— Старуха, а сколько тебе лет?
— Сорок четыре. Чего рот разинул? Хочешь верь, хочешь не верь. Возраст у бабы в мужике. Попадётся хороший — всю жизнь молодая. А мне, горемыке, не повезло — измывался, пока не сгорел. Одно не пойму: плохо с ним было, а сдох, стало ещё хуже. Вот это ты можешь объяснить?
Перетятько никогда не понимал вторую половину человечества. Как-то он попытался понять, но влез в такие дебри да лабиринты, что решил, что лучше не понимать. Посему он только пожал плечами и полез за второй бутылкой, на что Поликарповна реагировала малопонятным прищуром глаз, который, однако, стал понятным после первого жадного глотка. Водка шла намеренно медленно, ибо ещё раз тащиться в деревню Перетятько никак не хотел, но шла она, тем не менее, с толком — притуплялись ощущения от триппера и было не скучно ждать паромщика. Подстёгнутый водкой, язык фотографа заколотился в полости рта без мозговых ограничений, — так вниз несётся автомобиль с отказавшими тормозами. Правда, и в трезвом состоянии он в соответствующей обстановке бывал до того словоохотлив, что молчуны, его окружавшие, серели и лицами, и мозгами, а болтуны начинали злиться невозможностью выплеснуть свой запас житейского опыта, историй, мнений, суждений, и прочего мусора, от которого спрашиваешь Создателя: зачем ты дал человеку язык?
Фотограф беспрерывно и вдохновенно рассказывал Поликарповне о приключениях, какими наполнена жизнь всякого, кто много скитается по свету, пусть даже тот свет ограничен районом, административно-территориальной единицей какой-либо области или края. На Поликарповну водка иначе подействовала. Она до того от неё разомлела, что всё, что могла — неподвижно слушать, подпирая ладошкой худую щеку. Только один раз она отвлеклась на острую потребность организма, вскрикнула: ой, сейчас обоссусь! пронеслась по избушке, хлопнула дверью, вернулась походкой ленивой барыни, и продолжала слушать фотографа. Потом её отвлекла одна мысль, она написала что-то в блокноте умиравшим огрызком карандаша и сунула бумажку Перетятько. То был её адрес в районном центре.
Как только он это прочитал и хотел высказать что-то по поводу, взвизгнули доски на крыльце, и дверь, с громким стуком на стенку отброшенная, впустила долгожданного паромщика.

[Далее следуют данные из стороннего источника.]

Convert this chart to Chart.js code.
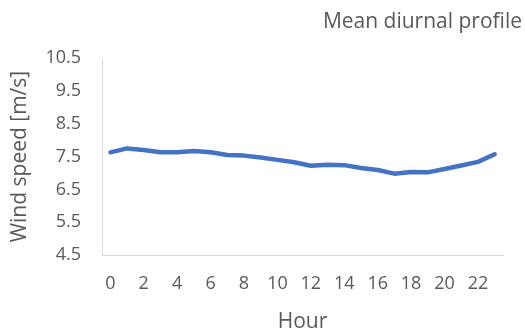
<!DOCTYPE html>
<html>
<head>
<meta charset="utf-8">
<script src="https://cdn.jsdelivr.net/npm/chart.js@4"></script>
<style>
  body { margin: 0; background: #fff; }
</style>
</head>
<body>
<canvas id="myChart" width="525" height="329"></canvas>
<script>
var hours = [];
for (var h = 0; h < 24; h++) hours.push(String(h));

var windSpeed = [7.63, 7.75, 7.70, 7.63, 7.63, 7.67, 7.63, 7.55, 7.53, 7.47, 7.40, 7.33,
                 7.22, 7.25, 7.24, 7.15, 7.09, 6.98, 7.03, 7.02, 7.12, 7.23, 7.34, 7.57];

var yTicks = [4.5, 5.5, 6.5, 7.5, 8.5, 9.5, 10.5];

var grey = '#595959';
var fontName = 'Open Sans';

var ctx = document.getElementById('myChart');
var myChart = new Chart(ctx, {
    type: 'line',
    data: {
        labels: hours,
        datasets: [{
            label: 'Wind speed',
            data: windSpeed,
            borderColor: '#4472C4',
            borderWidth: 4.5,
            pointRadius: 0,
            tension: 0,
            borderCapStyle: 'round',
            borderJoinStyle: 'round'
        }]
    },
    options: {
        responsive: false,
        animation: false,
        layout: { padding: { left: 0, right: 3, top: 0, bottom: 0 } },
        plugins: {
            legend: { display: false },
            tooltip: { enabled: false },
            title: {
                display: true,
                text: 'Mean diurnal profile',
                align: 'end',
                color: grey,
                font: { family: fontName, size: 21, weight: 'normal' },
                padding: { top: 9, bottom: 24 }
            }
        },
        scales: {
            x: {
                offset: true,
                grid: { display: false },
                border: { display: true, color: '#d9d9d9', width: 1 },
                afterFit: function (axis) { axis.height = 74; },
                ticks: {
                    color: grey,
                    font: { family: fontName, size: 18 },
                    autoSkip: false,
                    maxRotation: 0,
                    padding: 10,
                    callback: function (val, i) {
                        return i % 2 === 0 ? hours[i] : '';
                    }
                },
                title: {
                    display: true,
                    text: 'Hour',
                    color: grey,
                    font: { family: fontName, size: 21, lineHeight: 1 },
                    padding: { top: 8, bottom: -4 }
                }
            },
            y: {
                min: yTicks[0],
                max: yTicks[yTicks.length - 1],
                grid: { display: false },
                border: { display: true, color: '#d9d9d9', width: 1 },
                afterFit: function (axis) { axis.width = 102; },
                afterBuildTicks: function (axis) {
                    axis.ticks = yTicks.map(function (v) { return { value: v }; });
                },
                ticks: {
                    color: grey,
                    font: { family: fontName, size: 18 },
                    padding: 13,
                    callback: function (v) { return Number(v).toFixed(1); }
                },
                title: {
                    display: true,
                    text: 'Wind speed [m/s]',
                    color: grey,
                    font: { family: fontName, size: 21 },
                    padding: { top: 7, bottom: 4 }
                }
            },
            yR: {
                position: 'right',
                display: true,
                grid: { display: false },
                border: { display: false },
                ticks: { display: false },
                afterFit: function (axis) { axis.width = 19; }
            }
        }
    }
});
</script>
</body>
</html>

— Чего расселись? — сказал он грубо. — На другой стороне машина.
Фотограф добрался до больницы и провалялся там больше недели. Лечили уколами пенициллина, вгоняя иглу в просторную задницу (такие корректные слова, как седалище, ягодицы , и, тем более, нежное попка, с подобными боровами не сочетаются). Как-то, прогуливаясь в больнице по стеснённому койками коридору, Перетятько столкнулся с Поликарповной, которую тоже стали лечить уколами пенициллина.
Она не явилась туда добровольно. У женщин процесс более длительный, и она не знала, что заразилась. Но перед тем, как класть на лечение, врачиха потребовала от Перетятько сообщить, от кого он мог заразиться, а также с кем он, уже инфицированный, вступал в интимные отношения. Перетятько пытался отмахнуться от разглашения этих фактов, но ему пригрозили, что, мол, иначе мы откажемся вас лечить. Нечего делать, он рассказал о Валентине и о Поликарповне; тут-то ему и пригодилась бумажка Поликарповны с её адресом.
Ну и скандал она закатила, столкнувшись с Перетятько в коридоре, и тем замечательно потешив больничный персонал и пациентов! После того он напряжённо ждал появления Валентины. Ей он скандал не стал бы закатывать, не бабья натура была у него, но от крепких словечек наедине было бы трудно воздержаться. Валентины, однако, он так и не видел. То ли медицинские работники до её деревни ещё не добрались, то ли вернулась в Северодвинск, то ли… Но дальше этого многоточия фантазия фотографа не простиралась.
Перетятько, как мы уже отмечали, особой влюбчивостью не отличался, но и его сбила с толку Оленька, санитарка инфекционного отделения. Хрупкая, беленькая, ювелирная, с какой-то тающей красотой (а может быть, сердце мужчин таяло, когда они на неё глядели) она совершенно не сочеталась с тем, что она делала в больнице. Она бы сводила с ума мужчин где-нибудь на улице, в метро, в кафе, на катке, да где угодно, а здесь молча и терпеливо мыла уборные и полы под кроватями сифилитиков, таскала тяжёлые баки с едой, терпела ворчание старых работниц. При виде её мужики умолкали, глаза всех немедленно к ней приклеивались, и ещё больше расширялись, когда Оленька наклонялась, белый халатик задирался, и высоко оголялись ножки.